M. le ministre de la justice (M. Van Volxem) - Messieurs, le conseil provincial du Hainaut, dans sa dernière session, avait pris une résolution au sujet de la sonnerie des cloches ; le Roi, usant du droit qui lui est conféré, a suspendu indéfiniment l'exécution de cette résolution, parce que le gouvernement a pensé que le conseil provincial était sorti de ses attributions. Aux termes de la loi provinciale, un projet de loi devrait être présenté à cet égard dans la première session des chambres. C'est ce projet que le Roi m'a chargé de vous apporter, je vais vous en donner lecture.

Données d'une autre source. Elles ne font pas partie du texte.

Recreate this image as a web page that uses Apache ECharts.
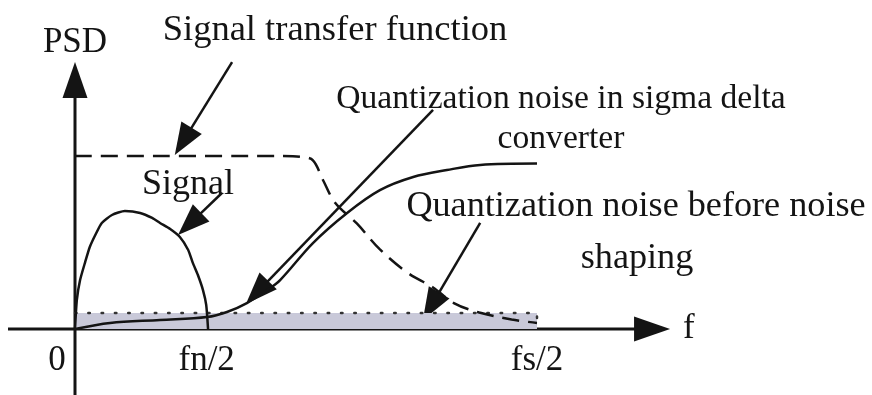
<!DOCTYPE html>
<html>
<head>
<meta charset="utf-8">
<script src="https://cdn.jsdelivr.net/npm/echarts@6/dist/echarts.min.js"></script>
<style>
  html, body { margin: 0; padding: 0; background: #fff; }
  #chart { width: 872px; height: 395px; }
</style>
</head>
<body>
<div id="chart"></div>
<script>
// frequency axis: 0 .. fs/2 = 10, PSD axis: signal transfer plateau = 10
const tickValues = [0, 2.85, 10];
const tickLabels = ['0', 'fn/2', 'fs/2'];

const stfCurve = [[0, 10], [4.5, 10], [4.9, 9.95], [5.15, 9.75], [5.37, 8.6], [5.63, 7.3],
  [6.1, 6.1], [6.6, 4.6], [7.2, 3.25], [7.75, 2.4], [8.2, 1.5], [8.75, 0.95], [9.45, 0.55], [10, 0.35]];
const signalCurve = [[0, 0], [0.04, 1.68], [0.11, 2.83], [0.22, 3.87], [0.32, 4.74], [0.45, 5.49],
  [0.58, 6.13], [0.8, 6.59], [1.08, 6.82], [1.41, 6.71], [1.67, 6.42], [1.84, 6.13], [2.06, 5.78],
  [2.27, 5.32], [2.45, 4.57], [2.55, 3.82], [2.66, 3.12], [2.77, 2.25], [2.84, 1.39], [2.88, 0]];
const sdNoiseCurve = [[0, 0], [0.76, 0.35], [1.84, 0.52], [2.86, 0.69], [3.29, 0.98], [3.72, 1.5],
  [4.16, 2.25], [4.44, 2.83], [5.15, 4.97], [5.89, 6.71], [6.6, 8.03], [7.32, 8.79], [8.05, 9.19],
  [8.77, 9.48], [10, 9.56]];
const flatNoise = [[0, 0.92], [10, 0.92], [10, 0]];

// [x from, y from, x to, y to]
const axisArrows = [[-1.45, 0, 12.88, 0], [0, -4, 0, 15.43]];
const pointerArrows = [
  [3.4, 15.43, 2.16, 10.06],
  [3.18, 7.86, 2.23, 5.43],
  [7.75, 12.66, 3.7, 1.45],
  [8.77, 6.13, 7.53, 0.52],
];

const notes = [
  { text: 'Signal transfer function', x: 335, y: 37, size: 36.5 },
  { text: 'Quantization noise in sigma delta', x: 561, y: 105, size: 33.6 },
  { text: 'converter', x: 561, y: 145, size: 33.6 },
  { text: 'Signal', x: 188, y: 191, size: 36 },
  { text: 'Quantization noise before noise', x: 636, y: 213, size: 36.2 },
  { text: 'shaping', x: 637, y: 265, size: 36.2 },
];

const FONT = '"Liberation Serif", "Times New Roman", serif';
const INK = '#141414';

const arrowSeries = (data, head, width) => ({
  type: 'custom',
  coordinateSystem: 'cartesian2d',
  clip: false,
  silent: true,
  data,
  renderItem: (params, api) => {
    const a = api.coord([api.value(0), api.value(1)]);
    const b = api.coord([api.value(2), api.value(3)]);
    const dx = b[0] - a[0], dy = b[1] - a[1];
    const len = Math.hypot(dx, dy);
    const ux = dx / len, uy = dy / len;
    const bx = b[0] - ux * head.len, by = b[1] - uy * head.len;
    const nx = -uy * head.w / 2, ny = ux * head.w / 2;
    return {
      type: 'group',
      children: [
        { type: 'line', shape: { x1: a[0], y1: a[1], x2: bx + ux * 2, y2: by + uy * 2 },
          style: { stroke: INK, lineWidth: width } },
        { type: 'polygon', shape: { points: [[b[0], b[1]], [bx + nx, by + ny], [bx - nx, by - ny]] },
          style: { fill: INK } },
      ],
    };
  },
});

const curve = (data, extra) => Object.assign({
  type: 'line',
  data,
  smooth: 0.35,
  symbol: 'none',
  clip: false,
  silent: true,
  lineStyle: { color: INK, width: 2.5 },
}, extra);

const chart = echarts.init(document.getElementById('chart'));
chart.setOption({
  animation: false,
  backgroundColor: '#fff',
  grid: { left: 75, right: 335, top: 156, bottom: 66 },
  xAxis: {
    type: 'value', min: 0, max: 10,
    axisLine: { show: false }, axisTick: { show: false }, splitLine: { show: false },
    axisLabel: {
      customValues: tickValues,
      margin: 14,
      color: INK, fontFamily: FONT, fontSize: 35, lineHeight: 35,
      formatter: (v) => {
        const s = tickLabels[tickValues.indexOf(v)];
        return v === 0 ? '{z|' + s + '}' : s;
      },
      rich: { z: { padding: [0, 36, 0, 0], color: INK, fontFamily: FONT, fontSize: 35, lineHeight: 35 } },
    },
    name: 'f', nameLocation: 'end', nameGap: 146,
    nameTextStyle: { color: INK, fontFamily: FONT, fontSize: 35 },
  },
  yAxis: {
    type: 'value', min: 0, max: 10,
    axisLine: { show: false }, axisTick: { show: false }, splitLine: { show: false },
    axisLabel: { show: false },
    name: 'PSD', nameLocation: 'end', nameGap: 96,
    nameTextStyle: { color: INK, fontFamily: FONT, fontSize: 35, align: 'center' },
  },
  series: [
    curve(flatNoise, {
      smooth: false,
      lineStyle: { color: '#333', width: 2.5, type: [1.5, 11.8], cap: 'round' },
      areaStyle: { color: '#c9c9d9', opacity: 1 },
    }),
    curve(stfCurve, { lineStyle: { color: INK, width: 2.5, type: [17, 9] } }),
    curve(signalCurve, { smooth: 0.2 }),
    curve(sdNoiseCurve),
    arrowSeries(axisArrows, { len: 36, w: 25 }, 3),
    arrowSeries(pointerArrows, { len: 32, w: 24 }, 2.5),
  ],
  graphic: notes.map((n) => ({
    type: 'text',
    x: n.x,
    y: n.y - 0.17 * n.size,
    style: {
      text: n.text, fill: INK, font: n.size + 'px ' + FONT,
      align: 'center', verticalAlign: 'middle',
    },
  })),
});
</script>
</body>
</html>
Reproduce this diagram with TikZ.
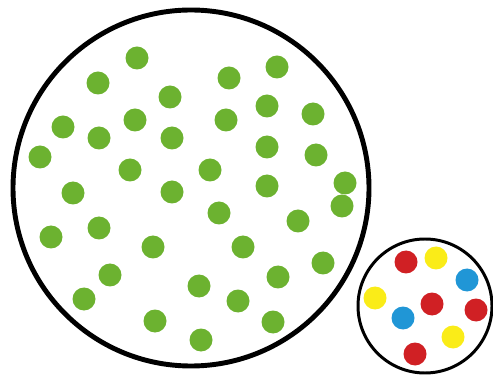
\documentclass[tikz,border=0pt]{standalone}
\usepackage{tikz}
\definecolor{dotgreen}{RGB}{108,178,48}
\definecolor{dotred}{RGB}{208,32,36}
\definecolor{dotyellow}{RGB}{250,236,24}
\definecolor{dotblue}{RGB}{32,150,214}

\begin{document}
\begin{tikzpicture}[x=0.02cm,y=-0.02cm]
  \def\dotr{11.5}         % dot radius in px
  \useasboundingbox (0,0) rectangle (493,381);
  % large container
  \draw[line width=2.8pt] (191,188) circle (178);
  \foreach \x/\y in {%
      137/58, 98/83, 229/78, 277/67, 170/97, 267/106, 135/120, 226/120,
      313/114, 63/127, 99/138, 172/138, 40/157, 130/170, 210/170, 267/147,
      316/155, 73/193, 172/192, 267/186, 345/183, 342/206, 219/213, 298/221,
      51/237, 99/228, 153/247, 243/247, 323/263, 110/275, 199/286, 278/277,
      84/299, 238/301, 155/321, 273/322, 201/340}{
    \fill[dotgreen] (\x,\y) circle (\dotr);
  }
  % small container
  \draw[line width=1.7pt] (425,306) circle (67);
  \foreach \x/\y/\col in {%
      406/262/dotred, 436/258/dotyellow, 467/280/dotblue,
      375/298/dotyellow, 432/304/dotred, 476/310/dotred,
      403/318/dotblue, 453/337/dotyellow, 415/354/dotred}{
    \fill[\col] (\x,\y) circle (\dotr);
  }
\end{tikzpicture}
\end{document}
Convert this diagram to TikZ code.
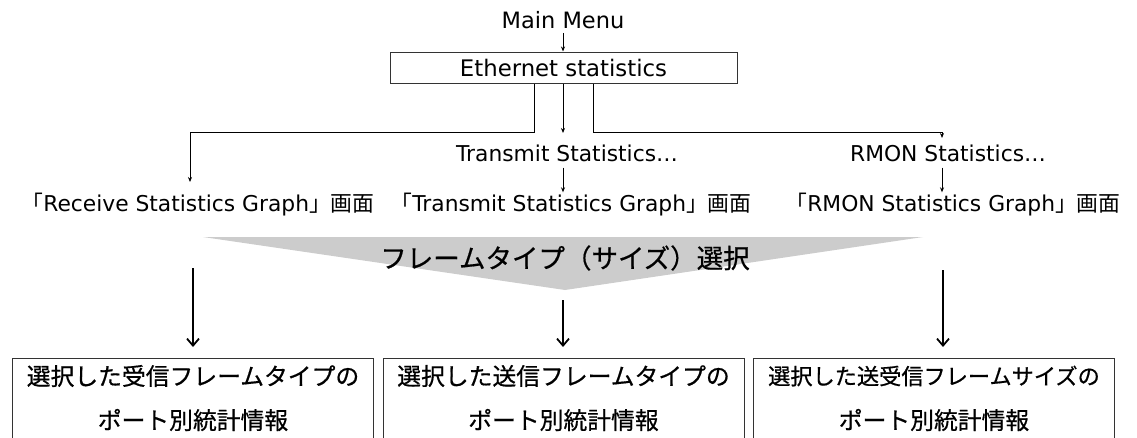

- M. le ministre donne lecture de l'arrêté royal qui l'autorise à présenter ce projet et de l'article unique du projet lui-même, qui est ainsi conçu :
« La délibération du conseil provincial du Hainaut, en date du 15 juillet 1841, relative à la sonnerie des cloches, est annulée. »
La chambre ordonne l'impression et la distribution du projet et le renvoie à l'examen des sections.
AJOURNEMENT DE LA SESSION
M. le président. - La chambre, est-elle d'avis de se réunir demain.
Plusieurs membres. - Non, non ; l'ajournement.
M. le ministre de l’intérieur (M. Nothomb) - Il me paraît être dans les intentions de la chambre de cesser au moins momentanément ses travaux ; il faudra alors se contenter d'un ajournement indéfini. Nous ne savons pas si le sénat ne nous renverra pas, avec des amendements, l'un ou l'autre des projets urgents que nous lui avons transmis ; en deuxième lieu, vous n'ignorez pas, messieurs, quelle est la question qui inquiète en ce moment le gouvernement et le pays ; nous ne pouvons donc pas nous prononcer en ce moment sur la durée de l'ajournement, mais le gouvernement fer tout ce qui lui sera possible pour faire cesser au plus tôt toute incertitude à cet égard.
- La chambre s'ajourne indéfiniment.
La séance est levée à 5 heures et demie.